# TASK DIRECTIONS
Retype, please, the listing from its opening line through the line that contains "import * as", both included, without the pictures.

# AVAILABLE DATA

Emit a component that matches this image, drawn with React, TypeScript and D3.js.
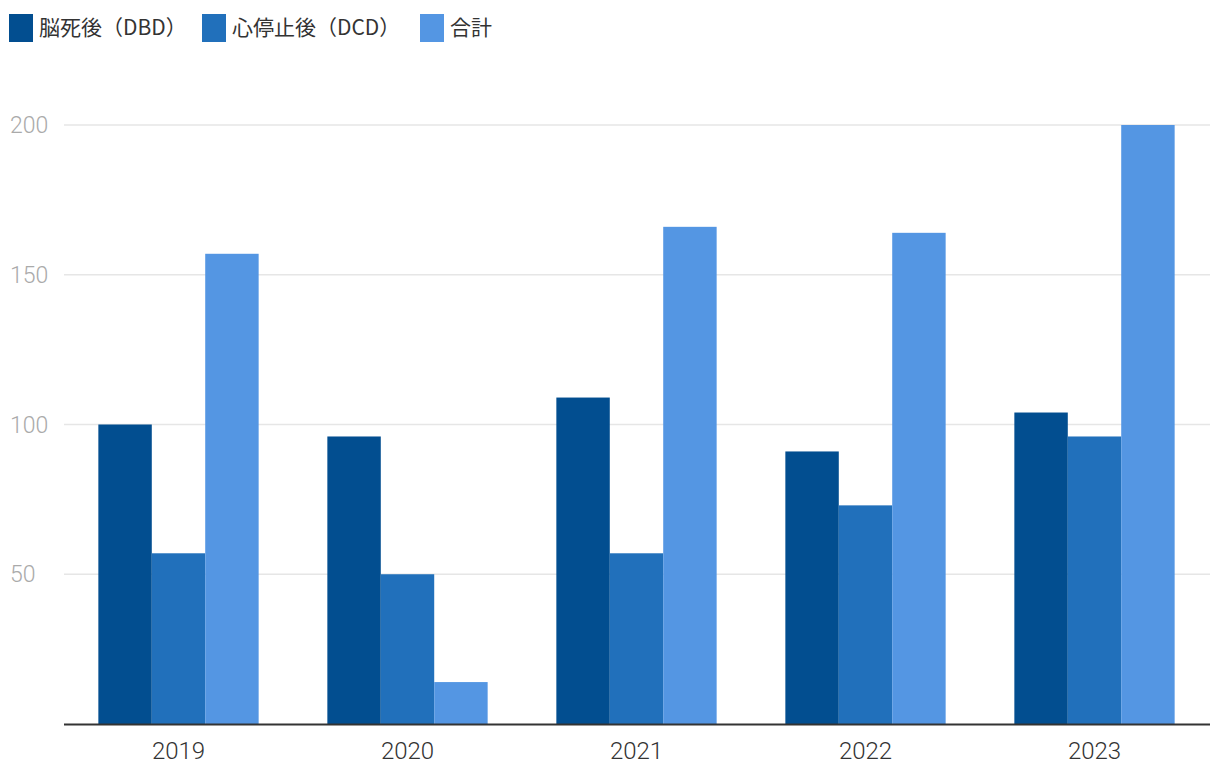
import React from "react";
import * as d3 from "d3";

const years = ["2019", "2020", "2021", "2022", "2023"];
const seriesNames = ["脳死後（DBD）", "心停止後（DCD）", "合計"];
const dbd = [100, 96, 109, 91, 104];
const dcd = [57, 50, 57, 73, 96];
const total = [157, 14, 166, 164, 200];
const yTicks = [50, 100, 150, 200];
const colors = ["#024e90", "#2170bb", "#5496e3"];

const W = 1220;
const H = 782;
const left = 64;
const right = 1209;
const top = 125;
const bottom = 724;

export default function App() {
  const series = [dbd, dcd, total];
  const x0 = d3.scaleBand<string>().domain(years).range([left, right]).paddingInner(0.3).paddingOuter(0.15);
  const x1 = d3.scaleBand<number>().domain([0, 1, 2]).range([0, x0.bandwidth()]);
  const y = d3.scaleLinear().domain([0, 200]).range([bottom, top]);
  const cjk = "'Noto Sans CJK JP', 'Noto Sans', sans-serif";
  const num = "Roboto, 'Noto Sans', sans-serif";
  const legendX = [9, 202, 420];
  return (
    <svg width={W} height={H} style={{ position: "absolute", left: 0, top: 0, background: "#fff" }}>
      {yTicks.map((t) => (
        <g key={t}>
          <line x1={left} x2={1210} y1={y(t)} y2={y(t)} stroke="#e6e6e6" strokeWidth={1.5} />
          <text x={10} y={y(t) + 8} fontSize={23} fill="#aaaaaa" fontFamily={num} fontWeight={300}>
            {t}
          </text>
        </g>
      ))}
      {years.map((yr, i) => (
        <g key={yr}>
          {series.map((s, j) => (
            <rect
              key={j}
              x={(x0(yr) as number) + (x1(j) as number)}
              y={y(s[i])}
              width={x1.bandwidth()}
              height={bottom - y(s[i])}
              fill={colors[j]}
            />
          ))}
          <text
            x={(x0(yr) as number) + x0.bandwidth() / 2}
            y={759}
            textAnchor="middle"
            fontSize={24}
            fill="#333"
            fontFamily={num}
            fontWeight={300}
          >
            {yr}
          </text>
        </g>
      ))}
      <line x1={left} x2={1210} y1={bottom + 0.5} y2={bottom + 0.5} stroke="#333" strokeWidth={2} />
      {seriesNames.map((n, j) => (
        <g key={n}>
          <rect x={legendX[j]} y={14} width={24} height={28} fill={colors[j]} />
          <text x={legendX[j] + 30} y={28} dy="0.35em" fontSize={21} fill="#333" fontFamily={cjk} fontWeight={400}>
            {n}
          </text>
        </g>
      ))}
    </svg>
  );
}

# EXERCISE OUTPUT
Emit a component that matches this image, drawn with React, TypeScript and D3.js.
import React from "react";
import * as d3 from "d3";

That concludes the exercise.